In contrast to Satara, the low dominance levels at Mopane are likely to be related to local environmental stresses, such as reduced food resources and limited nest availability due to heavy clay soils (maximum 23% clay content, mean > 18% clay; Mills & Fey 2004) which reduce ant abundance (see Andersen 2000); the reduced importance of competition was further evidenced through random co-occurrence patterns (Table 3). In less favourable sites, competition therefore does not appear to be an important factor in structuring ants at the assemblage level, and patterns at baits do not scale up.
Because the importance of competition in structuring assemblages varies with habitat type, it should not, therefore, automatically be assumed that the dominance–richness relationship found here with assemblage level data occurs in other locations.

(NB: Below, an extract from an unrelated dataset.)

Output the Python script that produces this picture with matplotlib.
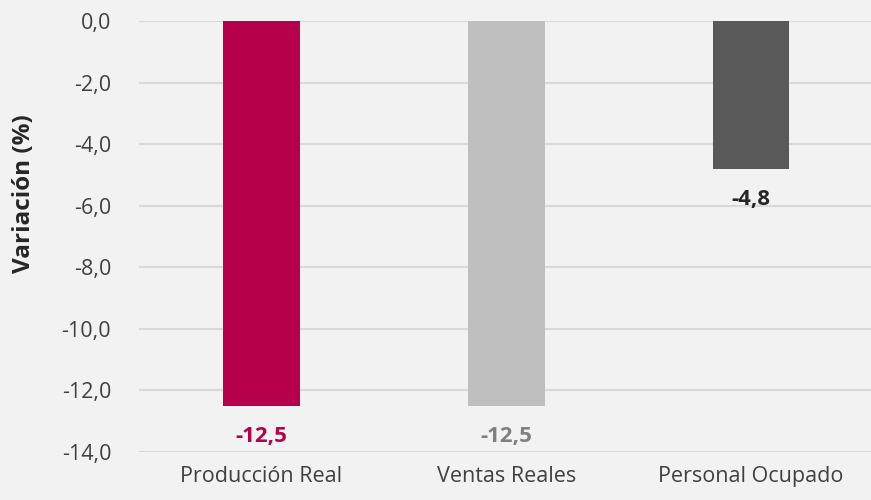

In order to detect the full unimodal relationship between dominant ants and species richness, it is likely that a wide range of environments need to be surveyed (e.g. from low- to high-productivity sites, from stressful to more favourable sites), and partial sampling may only produce part of the full relationship (e.g. the ascending portion of the curve). Indeed, limited sampling (spatially or temporally) may explain why in some previous studies, the regulation of richness by dominant ants has been found at baits but not at the assemblage level. For example, Andersen & Patel (1994) showed that northern meat ants, Iridomyrmex sanguineus Forel, reduced ant abundance and species richness at baits but similar patterns could not be detected at the assemblage level, possibly because of the short-term nature of the study (< 2 months). Likewise, where exclusion experiments remove only one dominant ant species, when there may be several dominant species in a system, the effects of competition at the assemblage level may be masked (e.g. Gibb & Hochuli 2004).
Further work is needed to elucidate the factors that determine under what conditions dominant ants are able to play a key role in determining species richness and assemblage structure, and those conditions where other factors play a more important role regardless of the abundance of dominant ants. For example, although theory and field experiments suggest that dominant species increase where resources are abundant and resource quality is high (Davidson 1997; Palmer 2003; MacNally & Timewell 2005), do the resultant high numbers of dominant ants always exert a competitive influence? Finally, given that both natural and anthropogenic disturbance can promote dominant ant species (Gibb & Hochuli 2003; Hoffmann & Andersen 2003), what might the implications of this be for processes such as ecological restoration?